In response to these kind of requirements and the arrival of mobile, Drupal 8 has been designed to allow a far greater degree of decoupling. This has been achieved by the inclusion of services in core as well as adoption of the PSR standard which allows interoperability between PHP frameworks and libraries (for example we could in principle swap out the rendering component).  

It should be recognised that Drupal 8 still provides a full-stack platform by default and that decoupling will still require fairly deep expertise, but this is becoming a more well-travelled and hence better designed path. The influence of microservices is increasingly apparent and it is expected that Drupal will start to play better with this kind of architectural approach.

Note http://martinfowler.com/articles/microservices.html

The term "microservice" was discussed at a workshop of software architects near Venice in May, 2011 to describe what the participants saw as a common architectural style that many of them had been recently exploring. In May 2012, the same group decided on "microservices" as the most appropriate name.

The microservice architectural style is an approach to developing a single application as a suite of small services, each running in its own process and communicating with lightweight mechanisms, often an HTTP resource API.

These services are built around business capabilities and independently deployable by fully automated deployment machinery. There is a bare minimum of centralized management of these services, which may be written in different programming languages and use different data storage technologies.

Content services orientation

At a functional level, an aspect of Drupal which often confuses newcomers is what can be described as its 'content services' approach to managing and publishing content.

Many CMSs revolve around the concept of an entire page as their basic building block, often arranged within a hierarchical tree of folders. By contrast, Drupal’s ‘atomic unit’ is the entity, which is typically a piece of content.
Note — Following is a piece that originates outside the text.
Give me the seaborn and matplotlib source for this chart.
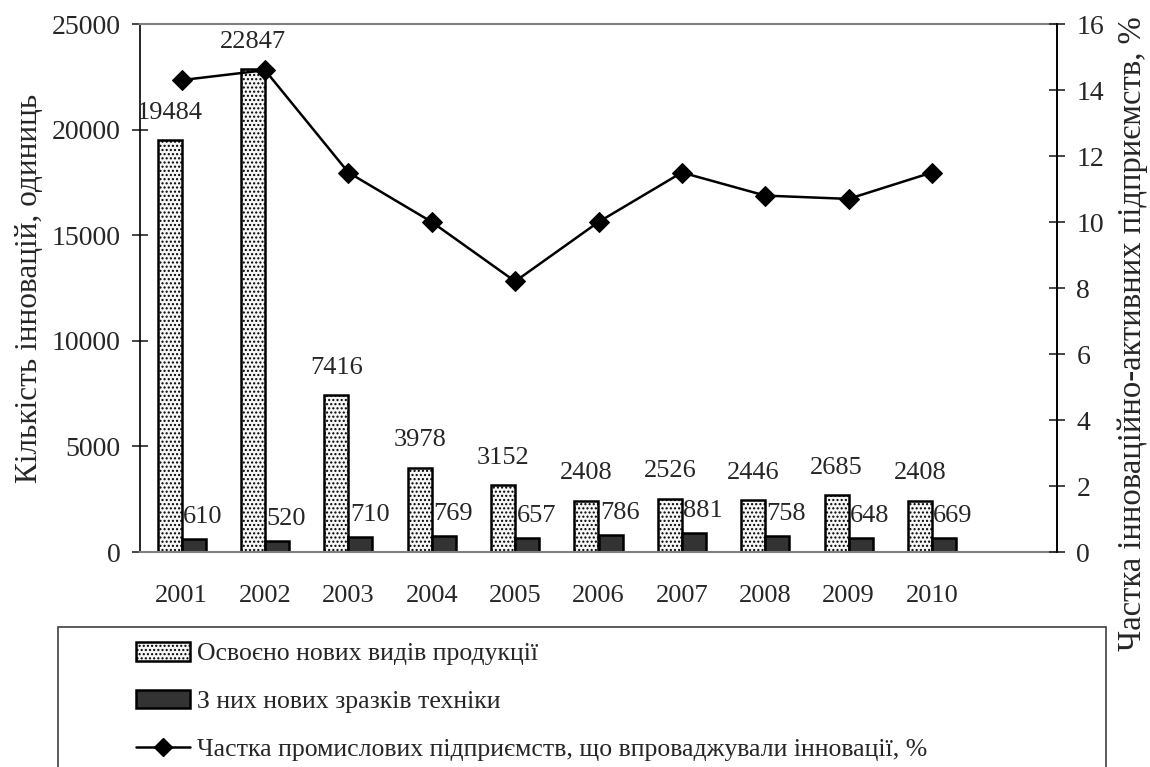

The key difference here is that Drupal’s pieces of content can be used in article pages, side panels, listings, data feeds and so on. Pages are then composed, drawing upon these content fragments. This actually models more closely the kind of content architecture we find on most websites. Take a typical news site for example - it will have landing pages, listings, articles with related content, and so on. These pages will be made up of elements which are a combination of hand-picked items chosen by editorial staff, and those automatically selected by a set of rules (e.g. related articles, most read, latest news).